A few of my favorites: "Laying on Our Backs Looking at the Stars" is an essay about just that, a subject that in less capable hands might turn out sappy. Mr. Keillor brings it off, in passages like this: "Indoors, the news is second-hand, mostly bad, and even good people are drawn into a dreadful fascination with doom and demise … but here under heaven our spirits are immense, we are so blessed. The stars in the sky, my friends in the grass, my son asleep on my chest, his hands clutching my shirt."

"The Meaning of Life" might be the title of a C-minus sophomore work, but in two paragraphs this essay convinces, inspires and reminds us: "To know and to serve God, of course, is why we're here, a clear truth that, like the nose on your face, is near at hand and easily discernible but can make you dizzy if you try to focus on it hard…. Gentleness is everywhere in daily life, a sign that faith rules through ordinary things; through cooking, and small talk, through storytelling, making love, fishing …"

If you're searching for a more objective review of the author of this collection, look to his own "Letters From Jack," a file of letters from the owner of Jack's Auto Repair, one of the first sponsors—all of them fictitious—of "A Prairie Home Companion," Mr. Keillor's radio show. Here are a few of Jack's opinions: "I've advertised on the show for six years, and would have done better writing my phone number on barroom walls," he writes in one letter. And again, "You're honest (you never claimed to be good), and people listen to you thinking that if they get to know you real well, may be eventually they'll like you. Well, I've been listening for years and must admit that its appeal is sporadic." And, "Thirty minutes of a man speaking in a flat Midwestern voice about guilt, death, the Christian faith, and small-town life is not what people look for in a stage performance."

The fictions are typical Keillor, bittersweet tales of ordinary folks that remind us that nobody is ordinary. The title story chronicles the marital adventures of Willa and Earl, Minnesota residents who are invaded by a reporter for People magazine named Blair Hague. Blair lives with them and writes a piece convincing Willa that her marriage is a disaster and her husband "often personally repulsive." Willa becomes a celebrity. She does the talk show circuit, sells movie and book rights about the horrors of married life, is a New York cocktail party sensation—and returns home to Earl and her small town. No apologies asked, none given. Life resumes as before.
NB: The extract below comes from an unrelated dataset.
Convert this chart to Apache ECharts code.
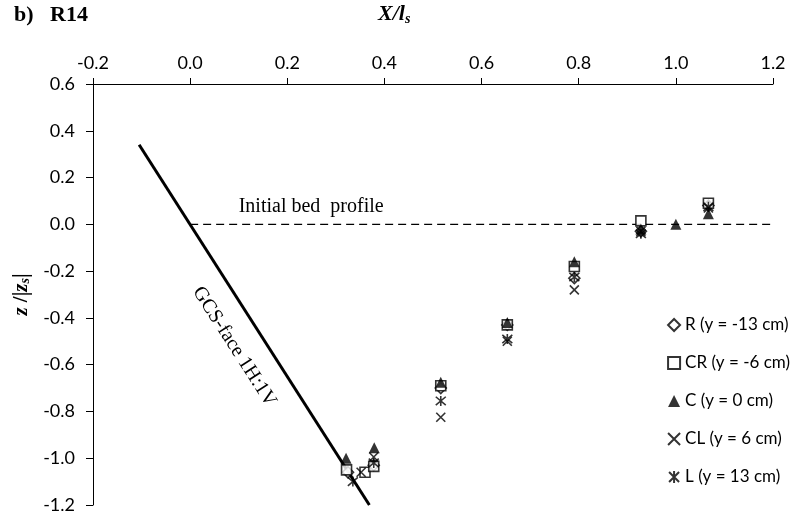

The other poems, opinions, stories, letters and whatnots in this collection ponder the meaning and nuance of yard sales, sneezes, Woodlawn Cemetery, the last surviving cigarette smokers, the solo sock, the old shower stall, the perils of celebrity, being nearsighted, growing up fundamentalist and traveling with teen-age children. And in these "ordinary things," the grace of Garrison Keillor shines through.

In his introduction, Mr. Keillor complains: "I grow old. Boys and girls in their thirties who compose essays on the majestic sorrows of aging—give me a break. I'm forty-six. Wait until you're forty-six and then tell me about it. I'll be sixty then. I grew up in a gentler, slower time. When Ike was President, Christmases were years apart, and now it's about five months from one to the next."

He can complain about that if he wants. But this reviewer (who is 47) hopes that Mr. Keillor is just entering the prime of his career, and is going to guide us through the perils and the foibles of the decades to come. The guy occupies the same place as Twain, Benchley and Thurber. I am glad he is with us.